Off again then and I stumbled on La Savane, one street away from the hostel which was a bonus had things got out of hand and at least there was a bit of a clue here in the signage that it was an African establishment (the image was taken much later on).
Well, I was on that kind of run that afternoon and straight in I went. Much as I love travelling, for some reason I have never had any desire to visit sub-Saharan Africa, much as that region undoubtedly has to offer but I am always up for new experinces and after my unplanned Cameroonian excursion earlier it seemed like a Hell of a plan.
A cosy little bar with a charming lady behind the “jump” who looked initially a bit surprised and then beamed a huge smile at me with a cheery, “Bonjour, Monsieur”. I wasn’t even going to bother trying English at this point, indeed why should I have the arrogance to think that the whole world speaks it, so a beer called for in French and quickly and cheerfully supplied. I took a seat to take in the surroundings. I find it is rarely a good idea to just launch into conversations as a stranger in what is obviously a locals bar as people get suspicious so I kept my own counsel until I sussed the place.
There was no TV here but the entertainment was what I call “palm wine” music with that wonderful guitar sound that I really wish I could play but never will as I am not good enough. I shall speak more about this place in future entries here as I spent rather a lot of time there, I did rather like it. From the map as shown in the image and the conversation, I gathered that it was owned and run by people from the Central African Republic.
After perhaps one or two too many beers I wended my merry way home to the hostel which must have taken all of about three minutes and undoubtedly had another couple as I just cannot resist an open bar.
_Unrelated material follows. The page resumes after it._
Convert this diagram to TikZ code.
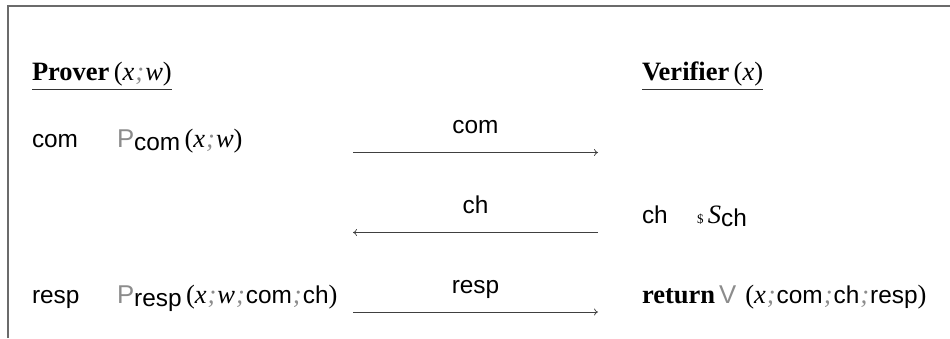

Yes, I’m a drunk.
This day was interesting for me although probably not for the reader who does not want to hear about my beer drinking exploits. At no point that day would I have been more than 500 yards from my bed and it reaffirmed to me that you don’t have to move too far to discover things. I learned things that I never knew before like a potted history of Cameroon, a country I knew little of except for their footballing adventures. I was getting happier by the day and that was the plan. OK, the plan was originally for four days in the Netherlands but who cares?